Искренне признаюсь, хотя и чувствую себя смешным, что всегда испытывал некоторую симпатию к этому несчастному писателю, чей нереализованный гений, полный амбиций и неуклюжести, смог произвести лишь кропотливые наброски, грозовые проблески, фигуры, у которых в нелепом наряде или в голосе есть что-то слишком странное, что принижает их природное величие. В общем и целом он обладает собственным характером и своеобразной пикантностью; даже если бы у него оставалось лишь обаяние воли, это уже было бы немало! Но он яростно любил литературу, а нас сегодня осаждают милые и изворотливые писатели, готовые продать музу за поле горшечника11.
Когда в прошлом году мы заканчивали наши, быть может, слишком суровые заметки, пришло известие, что поэт умер в Алжире12, куда удалился от литературных дел, павший духом или презрительный, не успев представить публике давно обещанного «Табарена»13.
VI. Эжезип Моро1
Та же причина, что делает судьбу несчастной, делает ее счастливой. Жерар де Нерваль извлечет из странничества, которое так долго было его главной утехой, меланхолию – и единственно возможным исцелением от нее окажется самоубийство. Эдгар По, выдающийся гений, заснет в сточной канаве, побежденный хмелем. Долгие вопли, беспощадные проклятия будут сопровождать эти две смерти. Никто не захочет проявить жалость, и все будут твердить поспешный приговор эгоизма: зачем жалеть тех, кто заслужил страдание? Впрочем, век охотно считает горемыку наглецом. Но если этот несчастный объединяет с нищетой дух, если он, как Жерар, одарен блестящим разумом, деятельным, ясным, скорым на обучение, если он, как По, разносторонний гений, глубокий, как небо и преисподняя, о! – тогда наглость несчастья становится нестерпимой. Разве не говорят, что гений – это упрек и оскорбление для толпы? Но если в несчастном нет ни гения, ни учености, если нельзя найти в нем ничего превосходного, ничего дерзкого, ничего, что мешает толпе поставить себя вровень с ним и соответственно относиться запанибрата, в таком случае удостоверяем, что несчастье и даже порок могут стать огромным источником славы.

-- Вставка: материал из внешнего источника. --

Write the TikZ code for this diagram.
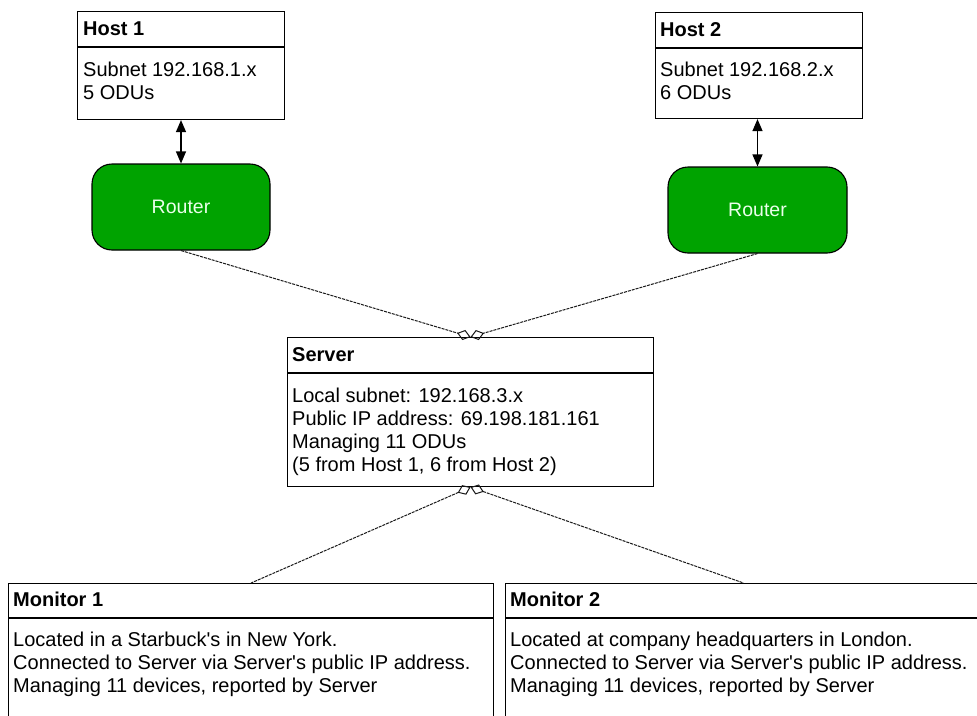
\documentclass[tikz,border=0pt]{standalone}
\usepackage{fontspec}
\setmainfont{Liberation Sans}
\usetikzlibrary{arrows.meta}
\definecolor{routergreen}{RGB}{0,163,0}
\definecolor{routertext}{RGB}{235,255,235}
\tikzset{
  odia/.tip={Diamond[open, length=14pt, width=10.5pt, line width=1pt]},
  tri/.tip={Triangle[length=12pt, width=10pt]}
}
\begin{document}
\begin{tikzpicture}[x=1pt,y=-1pt,
  box/.style={draw=black, line width=1.1pt, fill=white, inner sep=0pt, anchor=north west},
  router/.style={draw=black, line width=1.1pt, fill=routergreen, rounded corners=20pt, inner sep=0pt, text=routertext, font=\fontsize{19.5}{23}\selectfont},
  title/.style={anchor=base west, inner sep=0pt, font=\fontsize{20}{23}\selectfont\bfseries},
  body/.style={anchor=north west, inner sep=0pt, align=left, font=\fontsize{20}{23}\selectfont},
  link/.style={draw=black!90, line width=1pt, dash pattern=on 3pt off 1pt},
  bi/.style={{tri}-{tri}, line width=1.2pt},
  divider/.style={line width=1.1pt}
]
\useasboundingbox (0,0) rectangle (977,715);
\clip (0,0) rectangle (977,715);
\fill[white] (0,0) rectangle (977,715);

% Host 1
\node[box, minimum width=207pt, minimum height=108pt] (h1) at (77,11) {};
\draw[divider] ([yshift=-36pt]h1.north west) -- ([yshift=-36pt]h1.north east);
\node[title] (h1t) at (83,35) {Host 1};
\node[body] (h1b) at (83,62) {Subnet 192.168.1.x\\5 ODUs};

% Host 2
\node[box, minimum width=207pt, minimum height=106pt] (h2) at (655,12) {};
\draw[divider] ([yshift=-36pt]h2.north west) -- ([yshift=-36pt]h2.north east);
\node[title] (h2t) at (660,36) {Host 2};
\node[body] (h2b) at (660,62) {Subnet 192.168.2.x\\6 ODUs};

% Routers
\node[router, minimum width=178pt, minimum height=86pt] (r1) at (181,207) {Router};
\node[router, minimum width=179pt, minimum height=86pt] (r2) at (757.5,210) {Router};

\draw[bi] (r1.north |- h1.south) -- (r1.north);
\draw[bi] (r2.north |- h2.south) -- (r2.north);

% Server
\node[box, minimum width=366pt, minimum height=149pt] (s) at (287,337) {};
\draw[divider] ([yshift=-36pt]s.north west) -- ([yshift=-36pt]s.north east);
\node[title] (st) at (292,361) {Server};
\node[body] (sb) at (292,388) {Local subnet: 192.168.3.x\\Public IP address: 69.198.181.161\\Managing 11 ODUs\\(5 from Host 1, 6 from Host 2)};

% Monitors
\node[box, minimum width=485pt, minimum height=150pt] (m1) at (8,583) {};
\draw[divider] ([yshift=-35pt]m1.north west) -- ([yshift=-35pt]m1.north east);
\node[title] (m1t) at (13,606) {Monitor 1};
\node[body] (m1b) at (13,632) {Located in a Starbuck\textquotesingle s in New York.\\Connected to Server via Server\textquotesingle s public IP address.\\Managing 11 devices, reported by Server};

\node[box, minimum width=476pt, minimum height=150pt] (m2) at (505,583) {};
\draw[divider] ([yshift=-35pt]m2.north west) -- ([yshift=-35pt]m2.north east);
\node[title] (m2t) at (510,606) {Monitor 2};
\node[body] (m2b) at (510,632) {Located at company headquarters in London.\\Connected to Server via Server\textquotesingle s public IP address.\\Managing 11 devices, reported by Server};

% Links
\draw[link, -{odia}] (r1.south) -- (s.north);
\draw[link, -{odia}] (r2.south) -- (s.north);
\draw[link, {odia}-] (s.south) -- (m1.north);
\draw[link, {odia}-] (s.south) -- (m2.north);
\end{tikzpicture}
\end{document}
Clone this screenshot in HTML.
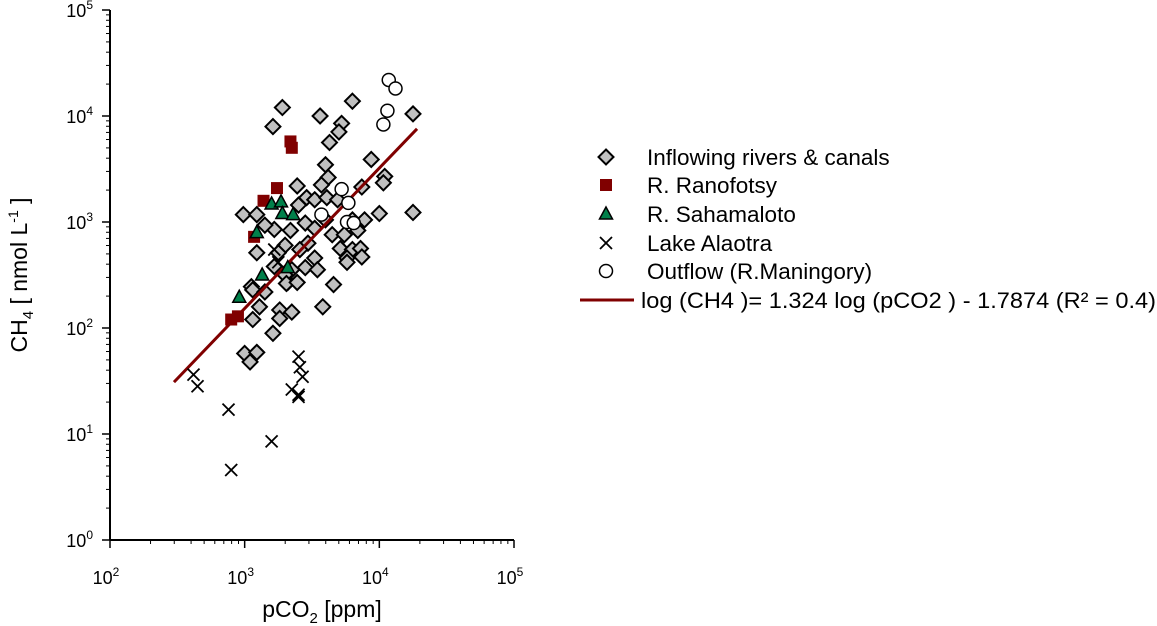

Жерар написал множество книг, путевых очерков или рассказов, и все они отмечены вкусом. По произвел по меньшей мере семьдесят две новеллы, одна из которых длиною в роман2, превосходные стихи необычайно оригинального и совершенно правильного стиля, по крайней мере восемьсот страниц разнообразных критических статей и, наконец, книгу высокой философии3. Оба, По и Жерар, были в итоге, несмотря на пороки их поведения, превосходными литераторами в самом широком и самом утонченном смысле слова и смиренно подчинялись неизбежному закону, работая, правда, в подходящие им часы, на свой лад, в согласии с более-менее таинственным, но деятельным, изобретательным, использующим их фантазии или размышления методом; короче, бодро занимались своей профессией.